# DATASET SECTION:
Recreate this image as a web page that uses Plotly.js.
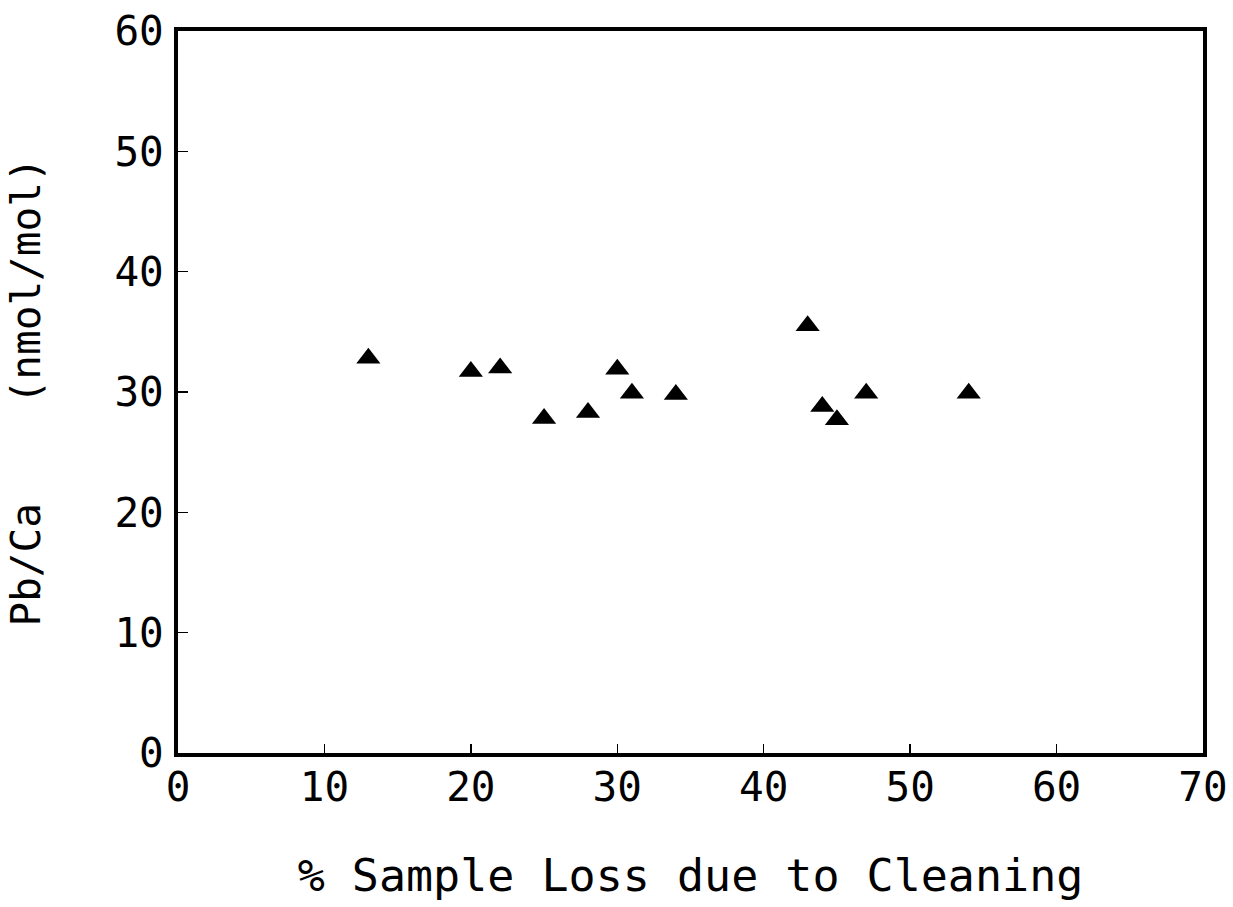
<!DOCTYPE html>
<html><head><meta charset="utf-8">
<script src="https://cdn.plot.ly/plotly-3.0.1.min.js"></script>
<style>html,body{margin:0;padding:0;background:#fff}#c{width:1233px;height:907px}</style>
</head><body><div id="c"></div>
<script>
const sampleLoss = [13, 20, 22, 25, 28, 30, 31, 34, 43, 44, 45, 47, 54];
const pbCa = [32.8, 31.7, 32.0, 27.8, 28.3, 31.9, 29.9, 29.8, 35.5, 28.8, 27.7, 29.9, 29.9];
const xTicks = [0, 10, 20, 30, 40, 50, 60, 70];
const yTicks = [0, 10, 20, 30, 40, 50, 60];

const fontFam = '"DejaVu Sans Mono", "Liberation Mono", monospace';
Plotly.newPlot('c', [{
  x: sampleLoss, y: pbCa, type: 'scatter', mode: 'markers',
  marker: {symbol: 'triangle-up', size: 21, color: '#000'},
  hoverinfo: 'skip'
}], {
  width: 1233, height: 907,
  margin: {l: 178, r: 30, t: 31, b: 154},
  paper_bgcolor: '#fff', plot_bgcolor: '#fff',
  showlegend: false,
  font: {family: fontFam, color: '#000'},
  xaxis: {
    range: [0, 70], tickvals: xTicks, ticktext: xTicks.map(String),
    showgrid: false, zeroline: false,
    showline: true, linewidth: 4, linecolor: '#000', mirror: true,
    ticks: 'inside', ticklen: 9, tickwidth: 1.5, tickcolor: '#000',
    tickfont: {size: 41, family: fontFam}, ticklabelstandoff: -5,
    title: {text: '% Sample Loss due to Cleaning', font: {size: 45, family: fontFam}, standoff: 50}
  },
  yaxis: {
    range: [0, 60], tickvals: yTicks, ticktext: yTicks.map(String),
    showgrid: false, zeroline: false,
    showline: true, linewidth: 4, linecolor: '#000', mirror: true,
    ticks: 'inside', ticklen: 10, tickwidth: 1.5, tickcolor: '#000',
    tickfont: {size: 41, family: fontFam}, ticklabelstandoff: 2,
    title: {text: 'Pb/Ca    (nmol/mol)', font: {size: 41, family: fontFam}, standoff: 62}
  }
}, {staticPlot: true});
</script></body></html>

# THE EXERCISE:
Each line of the data should be quoted exactly, with pictures left out.

# COMPLETED EXERCISE:
Recreate this image as a web page that uses Plotly.js.
<!DOCTYPE html>
<html><head><meta charset="utf-8">
<script src="https://cdn.plot.ly/plotly-3.0.1.min.js"></script>
<style>html,body{margin:0;padding:0;background:#fff}#c{width:1233px;height:907px}</style>
</head><body><div id="c"></div>
<script>
const sampleLoss = [13, 20, 22, 25, 28, 30, 31, 34, 43, 44, 45, 47, 54];
const pbCa = [32.8, 31.7, 32.0, 27.8, 28.3, 31.9, 29.9, 29.8, 35.5, 28.8, 27.7, 29.9, 29.9];
const xTicks = [0, 10, 20, 30, 40, 50, 60, 70];
const yTicks = [0, 10, 20, 30, 40, 50, 60];

const fontFam = '"DejaVu Sans Mono", "Liberation Mono", monospace';
Plotly.newPlot('c', [{
  x: sampleLoss, y: pbCa, type: 'scatter', mode: 'markers',
  marker: {symbol: 'triangle-up', size: 21, color: '#000'},
  hoverinfo: 'skip'
}], {
  width: 1233, height: 907,
  margin: {l: 178, r: 30, t: 31, b: 154},
  paper_bgcolor: '#fff', plot_bgcolor: '#fff',
  showlegend: false,
  font: {family: fontFam, color: '#000'},
  xaxis: {
    range: [0, 70], tickvals: xTicks, ticktext: xTicks.map(String),
    showgrid: false, zeroline: false,
    showline: true, linewidth: 4, linecolor: '#000', mirror: true,
    ticks: 'inside', ticklen: 9, tickwidth: 1.5, tickcolor: '#000',
    tickfont: {size: 41, family: fontFam}, ticklabelstandoff: -5,
    title: {text: '% Sample Loss due to Cleaning', font: {size: 45, family: fontFam}, standoff: 50}
  },
  yaxis: {
    range: [0, 60], tickvals: yTicks, ticktext: yTicks.map(String),
    showgrid: false, zeroline: false,
    showline: true, linewidth: 4, linecolor: '#000', mirror: true,
    ticks: 'inside', ticklen: 10, tickwidth: 1.5, tickcolor: '#000',
    tickfont: {size: 41, family: fontFam}, ticklabelstandoff: 2,
    title: {text: 'Pb/Ca    (nmol/mol)', font: {size: 41, family: fontFam}, standoff: 62}
  }
}, {staticPlot: true});
</script></body></html>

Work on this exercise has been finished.